We Are Still Here is tense, creepy, and packed with atmosphere and suspense. Even the jump scares work here. It’s not often a movie, even a haunted house movie, can give me the chills ten minutes in while I’m watching it in broad daylight. But this one managed it.

The cast turn in excellent performances, especially Crampton and Sensenig, who give the grieving parents dimension. Geoghegan seems to take great joy in NOT letting them play the cliché haunted house protagonists, instead giving them a strength and a resolve to not flee at the first sign of the paranormal. In fact, Anne seems to embrace it, as long as she’s convinced her son is the spirit behind the goings-on. Geoghegan picks his moments intelligently and doles out the story beats as needed. Even the exposition scene near the beginning with neighbor Dave McCabe (Monte Markham, from pretty much every TV show produced in the 1970s-80s), doesn’t feel weighted down.

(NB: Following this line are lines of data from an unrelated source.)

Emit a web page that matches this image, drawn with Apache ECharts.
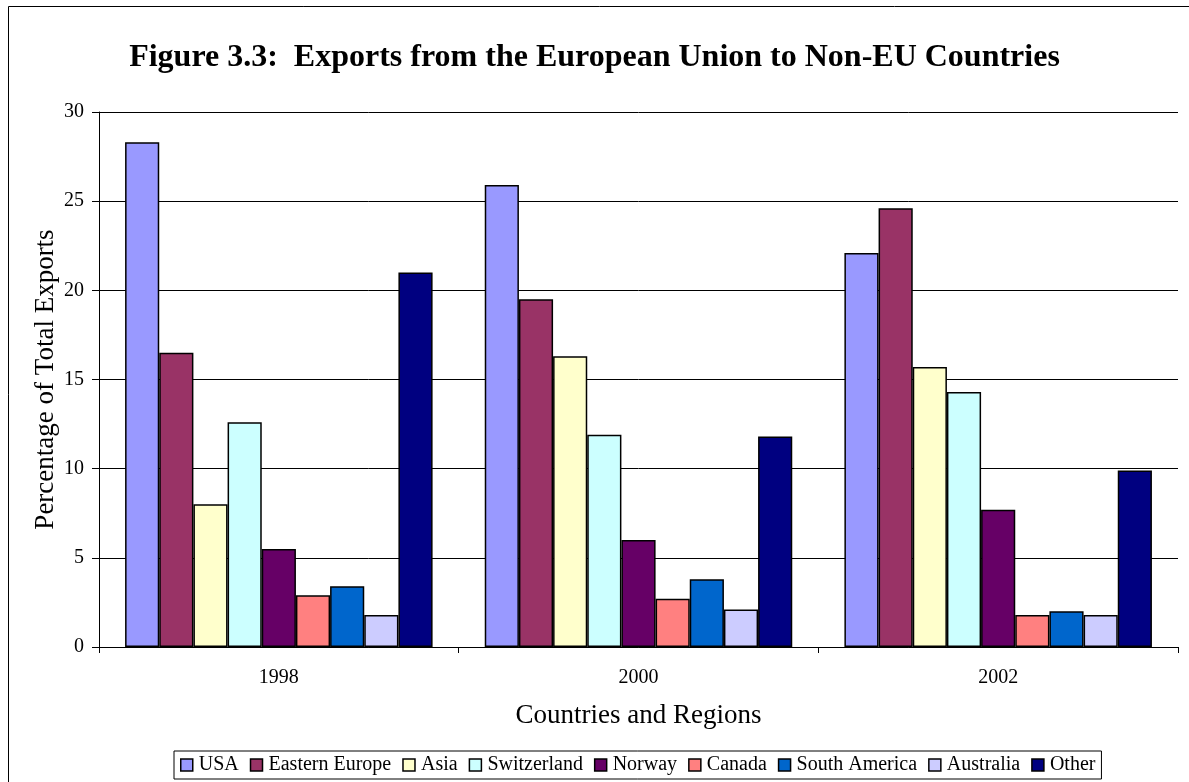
<!DOCTYPE html>
<html>
<head>
<meta charset="utf-8">
<title>Exports from the European Union to Non-EU Countries</title>
<script src="https://cdn.jsdelivr.net/npm/echarts@6/dist/echarts.min.js"></script>
<style>
  html, body { margin: 0; padding: 0; background: #fff; }
  #chart { width: 1189px; height: 782px; }
</style>
</head>
<body>
<div id="chart"></div>
<script>
// data
const years = ['1998', '2000', '2002']
const regions = ['USA', 'Eastern Europe', 'Asia', 'Switzerland', 'Norway', 'Canada', 'South America', 'Australia', 'Other']
const usa = [28.3, 25.9, 22.1]
const easternEurope = [16.5, 19.5, 24.6]
const asia = [8.0, 16.3, 15.7]
const switzerland = [12.6, 11.9, 14.3]
const norway = [5.5, 6.0, 7.7]
const canada = [2.9, 2.7, 1.8]
const southAmerica = [3.4, 3.8, 2.0]
const australia = [1.8, 2.1, 1.8]
const other = [21.0, 11.8, 9.9]
const yTicks = [0, 5, 10, 15, 20, 25, 30]

const seriesValues = [usa, easternEurope, asia, switzerland, norway, canada, southAmerica, australia, other]
const colors = ['#9999FF', '#993366', '#FFFFCC', '#CCFFFF', '#660066', '#FF8080', '#0066CC', '#CCCCFF', '#000080']
const serif = '"Liberation Serif", "Times New Roman", serif'

const chart = echarts.init(document.getElementById('chart'))

const option = {
  animation: false,
  textStyle: { fontFamily: serif, color: '#000' },
  graphic: [{
    type: 'rect',
    shape: { x: 8.5, y: 6.5, width: 1200, height: 800 },
    style: { fill: 'none', stroke: '#000', lineWidth: 1 },
    silent: true
  }],
  title: {
    text: 'Figure 3.3:  Exports from the European Union to Non-EU Countries',
    left: 'center',
    top: 37,
    textStyle: { fontFamily: serif, fontSize: 32, fontWeight: 'bold', color: '#000' }
  },
  legend: {
    data: regions,
    bottom: 3,
    left: 174,
    itemWidth: 12,
    itemHeight: 12,
    itemGap: 11,
    padding: [4, 6, 4, 6],
    borderColor: '#000',
    borderWidth: 1,
    icon: 'rect',
    itemStyle: { borderColor: '#000', borderWidth: 1.5 },
    textStyle: { fontFamily: serif, fontSize: 20, color: '#000', padding: [0, 0, 0, 1] }
  },
  grid: {
    left: 99,
    right: 11,
    top: 112,
    bottom: 135
  },
  xAxis: {
    type: 'category',
    data: years,
    name: 'Countries and Regions',
    nameLocation: 'middle',
    nameGap: 55,
    nameMoveOverlap: false,
    nameTextStyle: { fontFamily: serif, fontSize: 27, color: '#000' },
    axisLine: { lineStyle: { color: '#000', width: 1 } },
    axisTick: { show: true, length: 6, inside: false, lineStyle: { color: '#000' } },
    axisLabel: { fontFamily: serif, fontSize: 20, color: '#000', margin: 21 },
    splitLine: { show: false }
  },
  yAxis: {
    type: 'value',
    min: yTicks[0],
    max: yTicks[yTicks.length - 1],
    interval: 5,
    name: 'Percentage of Total Exports',
    nameLocation: 'middle',
    nameGap: 40,
    nameMoveOverlap: false,
    nameTextStyle: { fontFamily: serif, fontSize: 27, color: '#000' },
    axisLine: { show: true, lineStyle: { color: '#000', width: 1 } },
    axisTick: { show: true, length: 7, lineStyle: { color: '#000' } },
    axisLabel: { fontFamily: serif, fontSize: 20, color: '#000', margin: 15 },
    splitLine: { show: true, lineStyle: { color: '#000', width: 1 } }
  },
  series: regions.map((name, i) => ({
    name: name,
    type: 'bar',
    data: seriesValues[i],
    barGap: '0%',
    barCategoryGap: '14.5%',
    itemStyle: { color: colors[i], borderColor: '#000', borderWidth: 1.5 }
  }))
}

chart.setOption(option)
</script>
</body>
</html>
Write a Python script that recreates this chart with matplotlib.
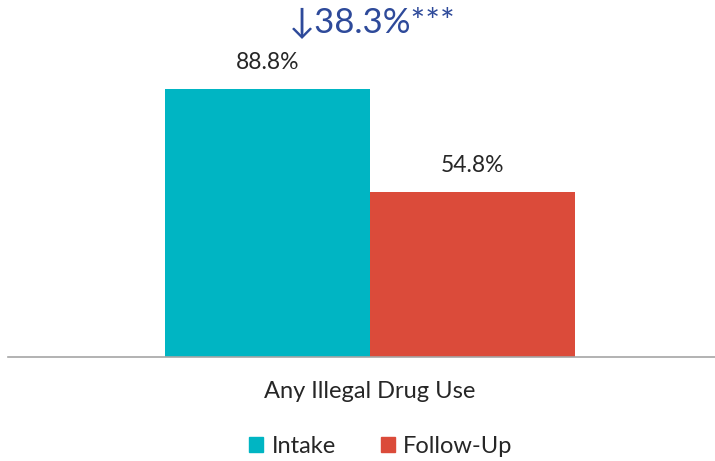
import matplotlib
matplotlib.use("Agg")
import matplotlib.pyplot as plt
from matplotlib.patches import Rectangle

categories = ["Any Illegal Drug Use"]
series_names = ["Intake", "Follow-Up"]
intake = [88.8]
follow_up = [54.8]
change_label = "↓38.3%***"

colors = ["#00B5C3", "#DB4B3A"]
plt.rcParams['font.family'] = ['Lato', 'DejaVu Sans']

fig = plt.figure(figsize=(7.15, 4.61), dpi=100)
ax = fig.add_axes([8/715, (461-357)/461, 707/715, 357/461])

w = 0.4
xs = [-w/2, w/2]
vals = [intake[0], follow_up[0]]
for x, v, c, name in zip(xs, vals, colors, series_names):
    ax.bar(x, v, width=w, color=c, label=name)
    ax.text(x, v + 8.8, f"{v:.1f}%", ha='center', va='center', fontsize=16.5, color='#262626')

ax.set_xlim((8-370)/512.5, (715-370)/512.5)
ax.set_ylim(0, 357/3.018)
for s in ['top', 'right', 'left']:
    ax.spines[s].set_visible(False)
ax.spines['bottom'].set_color('#A6A6A6')
ax.spines['bottom'].set_linewidth(1.2)
ax.set_yticks([])
ax.set_xticks([])

fig.text(370/715, 1 - 391/461, categories[0], ha='center', va='center', fontsize=17, color='#262626')
fig.text(372/715, 1 - 22/461, change_label, ha='center', va='center', fontsize=25, color='#2E4A9A',
         family=['Lato', 'DejaVu Sans'])

# legend
handles = [Rectangle((0, 0), 1, 1, color=c) for c in colors]
fig.legend(handles, series_names, loc='center', bbox_to_anchor=(381/715, 1 - 446/461), ncol=2,
           frameon=False, fontsize=17, handlelength=0.6, handleheight=0.6, handletextpad=0.35,
           columnspacing=1.9, labelcolor='#262626')

fig.savefig("out.png", dpi=100)
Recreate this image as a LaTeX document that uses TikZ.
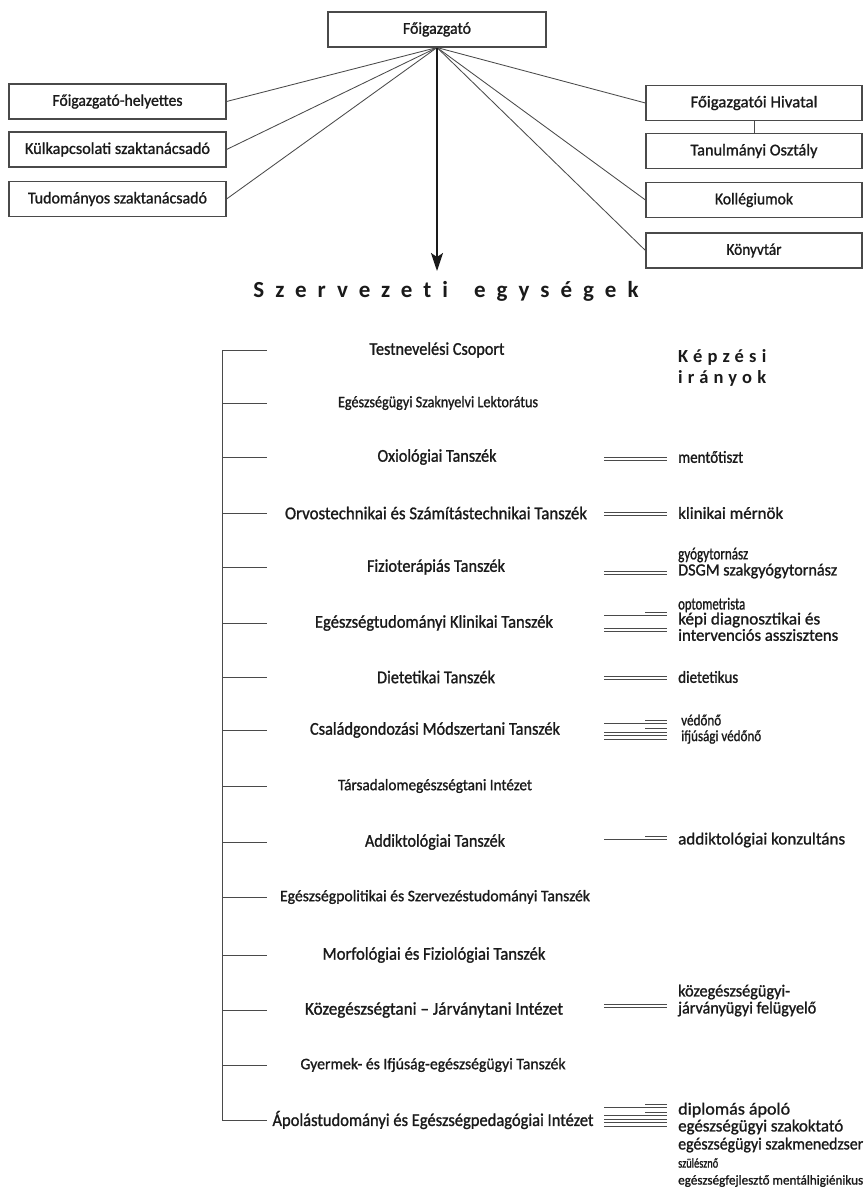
\documentclass[tikz,border=0pt]{standalone}
\usepackage{fontspec}
\setmainfont{Carlito}
\newfontfamily\bodyfont[FakeBold=1.2]{Carlito}
\newfontfamily\headfont[LetterSpace=48,Ligatures=NoCommon]{Carlito}
\newfontfamily\kepfont[LetterSpace=28,Ligatures=NoCommon]{Carlito}
\usetikzlibrary{arrows.meta}
\newcommand\fw[2]{\resizebox{#1pt}{\height}{#2}}
\newcommand\conline[4]{\coordinate (#1a) at (#2,#4); \coordinate (#1b) at (#3,#4); \draw[rline] (#1a) -- (#1b);}
\definecolor{ink}{HTML}{1A1A1A}
\definecolor{linec}{HTML}{4A4A4A}
\tikzset{
  box/.style={draw=linec, line width=1.1pt, minimum height=35pt, inner sep=0pt, text=ink, font=\bodyfont\fontsize{16.5}{19}\selectfont},
  fan/.style={draw=linec, line width=0.85pt},
  arrowline/.style={draw=ink, line width=2pt, -{Stealth[length=18pt,width=12pt,inset=4pt]}},
  head/.style={inner sep=0pt, text=ink, font=\headfont\bfseries\fontsize{23}{26}\selectfont},
  kep/.style={inner sep=0pt, text=ink, anchor=west, font=\kepfont\bfseries\fontsize{18.5}{21}\selectfont},
  unit/.style={inner sep=0pt, text=ink, font=\bodyfont\fontsize{18}{21}\selectfont},
  tightunit/.style={inner sep=0pt, text=ink, font=\bodyfont\fontsize{16}{19}\selectfont},
  lbl/.style={inner sep=0pt, anchor=west, text=ink, font=\bodyfont\fontsize{17}{20}\selectfont},
  midlbl/.style={inner sep=0pt, anchor=west, text=ink, font=\bodyfont\fontsize{15.5}{17}\selectfont},
  smalllbl/.style={inner sep=0pt, anchor=west, text=ink, font=\bodyfont\fontsize{13.5}{16}\selectfont},
  tree/.style={draw=linec, line width=0.9pt},
  rline/.style={draw=linec, line width=0.75pt},
}
\begin{document}
\begin{tikzpicture}[x=1pt,y=-1pt]
\useasboundingbox (0,0) rectangle (865,1194);
\fill[white] (0,0) rectangle (865,1194);

% top boxes
\node[box, minimum width=218pt] (fo) at (437,29.5) {\fw{68}{Főigazgató}};
\node[box, minimum width=217pt] (lh) at (117.5,101.5) {\fw{130}{Főigazgató-helyettes}};
\node[box, minimum width=217pt] (lk) at (117.5,149.5) {\fw{185}{Külkapcsolati szaktanácsadó}};
\node[box, minimum width=217pt] (lt) at (117.5,199) {\fw{179}{Tudományos szaktanácsadó}};
\node[box, minimum width=216pt] (rh) at (754,103) {\fw{127}{Főigazgatói Hivatal}};
\node[box, minimum width=216pt] (rt) at (754,151) {\fw{127}{Tanulmányi Osztály}};
\node[box, minimum width=216pt] (rk) at (754,200) {\fw{78}{Kollégiumok}};
\node[box, minimum width=216pt] (rv) at (754,250.5) {\fw{55}{Könyvtár}};

\draw[fan] (fo.south) -- (lh.east);
\draw[fan] (fo.south) -- (lk.east);
\draw[fan] (fo.south) -- (lt.east);
\draw[fan] (fo.south) -- (rh.west);
\draw[fan] (fo.south) -- (rk.west);
\draw[fan] (fo.south) -- (rv.west);
\draw[fan] (rh.south) -- (rt.north);

\coordinate (tip) at (437,271);
\draw[arrowline] (fo.south) -- (tip);

\node[head] (sz) at (446,291) {Szervezeti\hspace{26pt}egységek};

\node[kep] (kep1) at (678,357) {Képzési};
\node[kep] (kep2) at (678,378) {irányok};

% tree
\foreach \i/\y in {1/350,2/403,3/457,4/513,5/567,6/623,7/677,8/730,9/786,10/842,11/897,12/955,13/1010,14/1065,15/1120}{
  \coordinate (k\i) at (222,\y);
  \coordinate (e\i) at (267,\y);
}
\draw[tree] (k1) -- (k15);
\foreach \i in {1,...,15} \draw[tree] (k\i) -- (e\i);

\node[unit] (u1) at (437,350) {\fw{135}{Testnevelési Csoport}};
\node[tightunit] (u2) at (438,403) {\fw{200}{Egészségügyi Szaknyelvi Lektorátus}};
\node[unit] (u3) at (437,457) {\fw{119}{Oxiológiai Tanszék}};
\node[unit] (u4) at (436,513) {\fw{302}{Orvostechnikai és Számítástechnikai Tanszék}};
\node[unit] (u5) at (436,567) {\fw{138}{Fizioterápiás Tanszék}};
\node[unit] (u6) at (434,623) {\fw{238}{Egészségtudományi Klinikai Tanszék}};
\node[unit] (u7) at (436,677) {\fw{118}{Dietetikai Tanszék}};
\node[unit] (u8) at (435,730) {\fw{250}{Családgondozási Módszertani Tanszék}};
\node[tightunit] (u9) at (435,786) {\fw{194}{Társadalomegészségtani Intézet}};
\node[unit] (u10) at (435,842) {\fw{140}{Addiktológiai Tanszék}};
\node[tightunit] (u11) at (435,897) {\fw{310}{Egészségpolitikai és Szervezéstudományi Tanszék}};
\node[unit] (u12) at (434,955) {\fw{223}{Morfológiai és Fiziológiai Tanszék}};
\node[unit] (u13) at (434,1010) {\fw{258}{Közegészségtani – Járványtani Intézet}};
\node[tightunit] (u14) at (433,1065) {\fw{265}{Gyermek- és Ifjúság-egészségügyi Tanszék}};
\node[unit] (u15) at (433,1120) {\fw{321}{Ápolástudományi és Egészségpedagógiai Intézet}};

% connectors to training directions
\conline{c3x}{604}{667}{457.6}  \conline{c3y}{604}{667}{460.4}
\conline{c4x}{604}{667}{512.6}  \conline{c4y}{604}{667}{515.4}
\conline{c5x}{604}{667}{571.6}  \conline{c5y}{604}{667}{574.4}
\conline{c6s}{645}{667}{612.5}  \conline{c6x}{604}{667}{615.5}
\conline{c6y}{604}{667}{628.6}  \conline{c6z}{604}{667}{631.4}
\conline{c7x}{604}{667}{676.6}  \conline{c7y}{604}{667}{679.4}
\conline{c8s}{645}{667}{720}    \conline{c8x}{604}{667}{723}
\conline{c8t}{645}{667}{728}    \conline{c8y}{604}{667}{732}
\conline{c8z}{604}{667}{735.5}  \conline{c8w}{604}{667}{739}
\conline{c10s}{645}{667}{836.5} \conline{c10x}{604}{667}{839.5}
\conline{c13x}{604}{667}{1004.6} \conline{c13y}{604}{667}{1007.4}
\conline{c15s}{645}{667}{1104}  \conline{c15x}{604}{667}{1107}
\conline{c15t}{645}{667}{1112}  \conline{c15y}{604}{667}{1115.5}
\conline{c15z}{604}{667}{1119}  \conline{c15w}{604}{667}{1122.5}
\conline{c15v}{604}{667}{1126}

% training labels
\node[lbl] (l3) at (678,457) {\fw{65}{mentőtiszt}};
\node[lbl] (l4) at (678,513) {\fw{105}{klinikai mérnök}};
\node[lbl] (l5a) at (678,555) {\fw{70}{gyógytornász}};
\node[lbl] (l5b) at (678,571) {\fw{159}{DSGM szakgyógytornász}};
\node[lbl] (l6a) at (678,605) {\fw{67}{optometrista}};
\node[lbl] (l6b) at (678,620) {\fw{142}{képi diagnosztikai és}};
\node[lbl] (l6c) at (678,635) {\fw{160}{intervenciós asszisztens}};
\node[lbl] (l7) at (678,677) {\fw{60}{dietetikus}};
\node[midlbl] (l8a) at (681,720) {\fw{40}{védőnő}};
\node[midlbl] (l8b) at (681,737) {\fw{80}{ifjúsági védőnő}};
\node[lbl] (l10) at (678,840) {\fw{167}{addiktológiai konzultáns}};
\node[lbl] (l13a) at (678,992) {\fw{112}{közegészségügyi-}};
\node[lbl] (l13b) at (678,1009) {\fw{138}{járványügyi felügyelő}};
\node[lbl] (l15a) at (678,1110) {\fw{112}{diplomás ápoló}};
\node[lbl] (l15b) at (678,1127) {\fw{165}{egészségügyi szakoktató}};
\node[lbl] (l15c) at (678,1145) {\fw{185}{egészségügyi szakmenedzser}};
\node[smalllbl] (l15d) at (678,1163) {\fw{40}{szülésznő}};
\node[smalllbl] (l15e) at (678,1181) {\fw{185}{egészségfejlesztő mentálhigiénikus}};
\end{tikzpicture}
\end{document}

But for me, the real star of this movie is the special effects department. On what had to be a relatively small budget, the folks at Oddtopsy combined scary and gory without overdoing either, and made this movie work as well as it did. This film knows what it is and it plays to those strengths, and in doing so, it makes itself all the stronger and more effective. While not the BEST horror movie I’ve seen in 2015, We Are Still Heere is pretty high on the list nonetheless, and I’ll probably be watching this one again, with my daughter.